If you really want to steer clear of “stranger danger” you may also want to make sure that your “Favorites” are visible only to your friends (or only to yourself for that matter). Favorites includes things like Music, Books, Movies, Television, Games, Athletes, Sports Teams, Activities, Interests, etc, etc. and can be accessed either by clicking the small blue word “About” below the bullet list of work history and education history found underneath your “cover image” – or by clicking “Update Info” in the little white menubar we used earlier.
Here you’ll be able to decide how public you want to be about where you live, where you attended primary school and where you pursued higher education. You can let the world know (or not) what languages you speak, which gender you prefer to pursue, your actual date of birth, your religion, your contact info, and the list goes on.
Since swapping my profile over to Timeline I’ve had to trim back a bit of information, but it was a real wake-up call to realize how many things were already made public. There were a few cases where I was unable to get an image to stop showing up to the Public in my Timeline, but I ultimately realized that the images had been used on someone else’s page or in a note which had been made “Public” – with a lot of clicking I was able to deactivate most all of them, leaving only some of my artwork albums open for viewing.
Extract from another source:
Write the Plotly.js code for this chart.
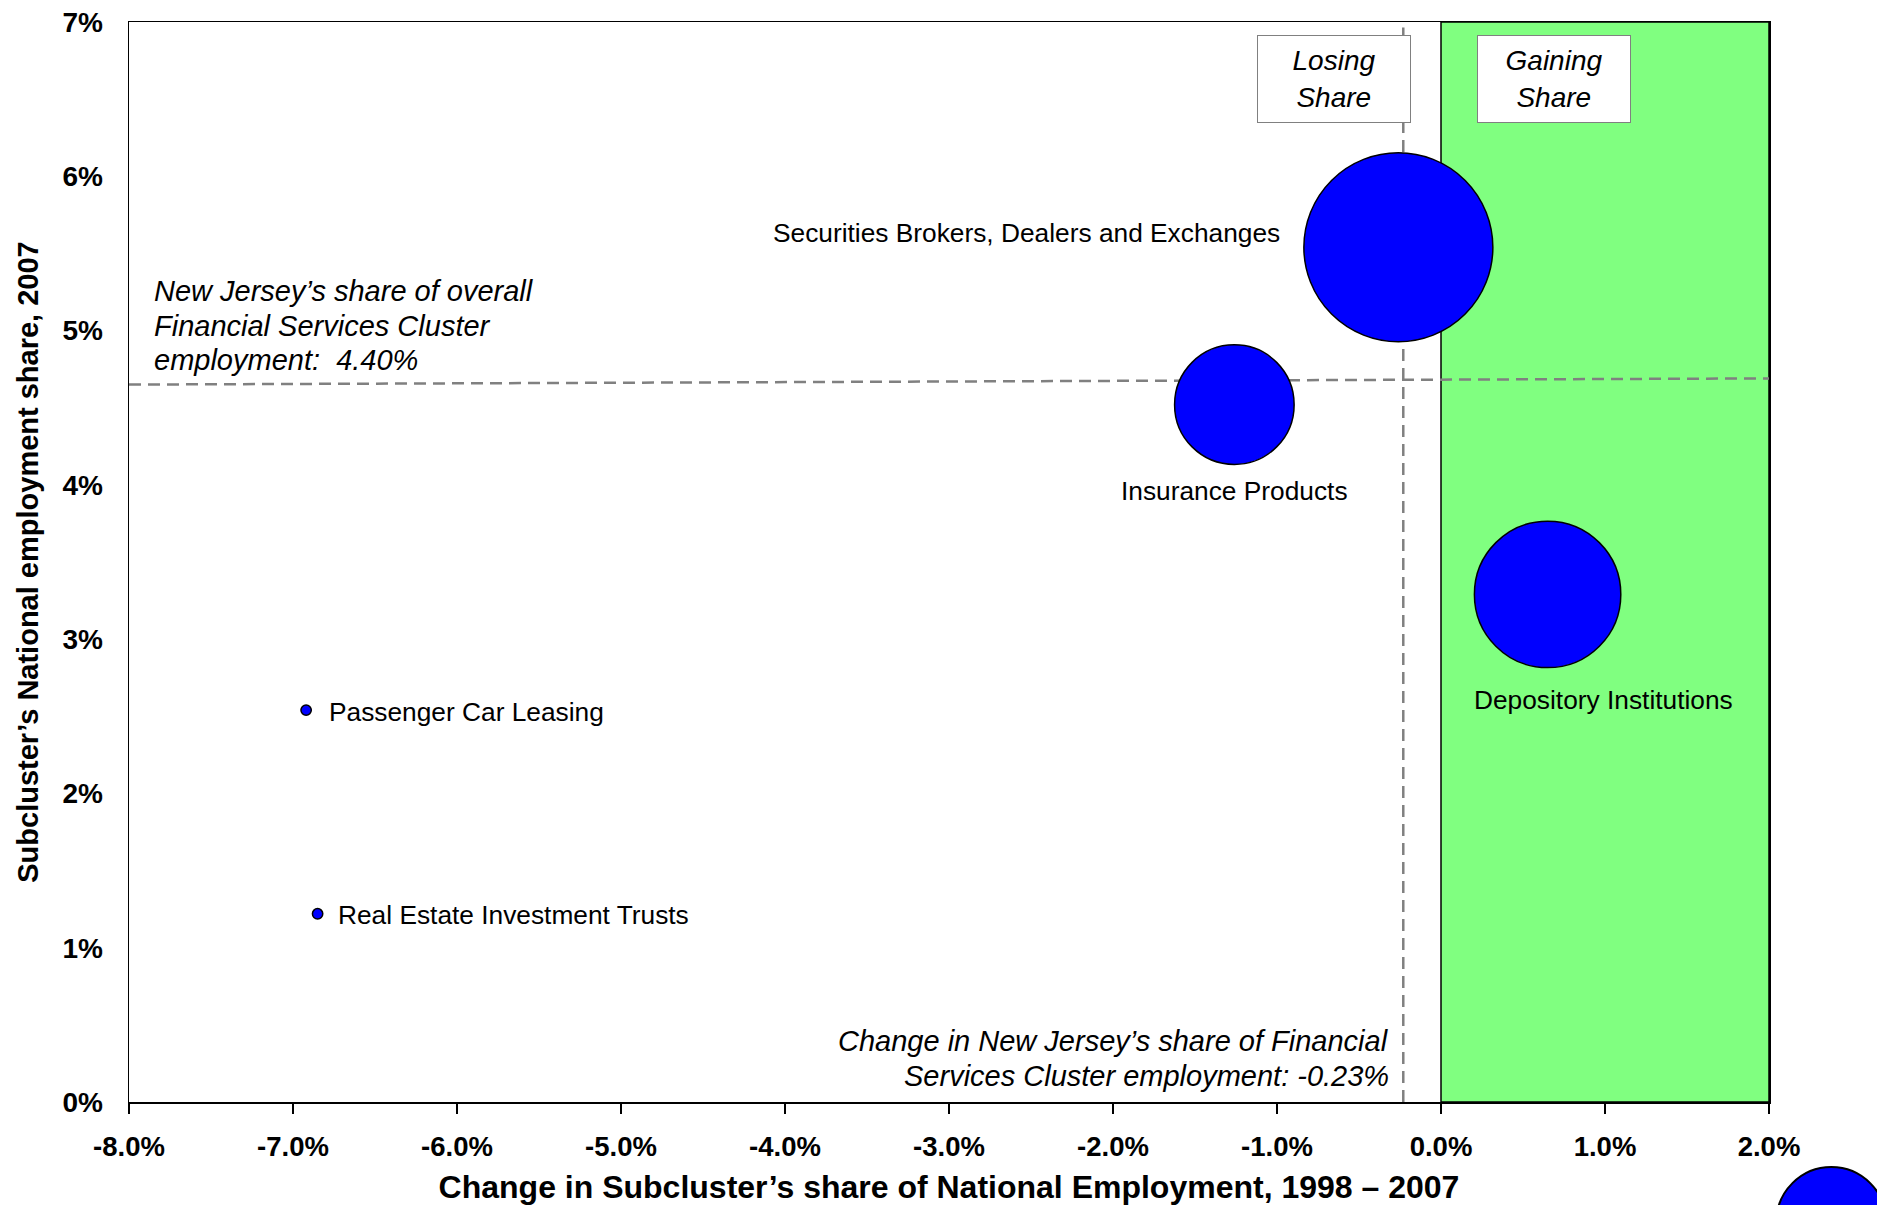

Gripe as much as you want about Timeline, it makes the past come alive.
Will Facebook Timeline tear apart a few relationships? Absolutely. Will boyfriends catch girlfriends posting on ex-boyfriends’ walls? You know it will! But this already happens and those two would have never lasted anyway if you asked me. Could Facebook Timeline get people fired? I should certainly hope so. But those punks shouldn’t have posted a photo of themselves pooping in the McDonald’s drive-thru 6 months before applying for a job there. Will Facebook Timeline lead to increased friend-stalking? Sha!! Isn’t that why we love it in the first place?
The bottom-line for me is that I don’t care about you… wait, that’s not true. I actually do care, I just think it’s up to you to learn to integrate technology into your social lives. I can’t help you do it and I can’t make Mark Zuckerberg change his broken views on privacy.
The best you can do is to keep your nose clean. Don’t demean or speak poorly to others about your friends online, lest that opinion be made public by some errant click, costing you a friendship. Gossip the old-fashioned way, in public, face-to-face. Or be frank with people. Be civil. Don’t tell everything you know, or else make it really, really funny. I’m done teaching Civics for today.
One Last Warning
One last warning about the Ticker on the right side of the News Feed page, as requested by my privacy-minded friend who has requested that we use the unlikely pseudonym of “Wilma” when referring to her.
Let’s say a guy named “Fred” has a neighbor named “Betty” who is married to a man named “Barney”. Now let’s say that Fred posts a photo of his bowling trophy to Facebook and the security setting of his photo is set to “Public”. When Betty goes to comment on how much she admires Fred’s bowling balls (get it? He really only has ONE bowling ball), her husband Barney will be able to see her comment, because while he doesn’t know Fred (I know, I know, just play along), it doesn’t matter because he knows Betty, and since she’s commenting on a Public discussion it appears in Barney’s Ticker. If Barney clicks on that Ticker he will see Fred telling Betty how much he wants to “go bowling” with her.
My advice is to panic.
Panic and run. In circles. TIGHT circles.
So, sign up for Timeline before it signs up for you… get your private crap sorted out now.
Clean up your acts, people.
Do it for “Wilma”.
I look forward to seeing the pictures you choose for your page.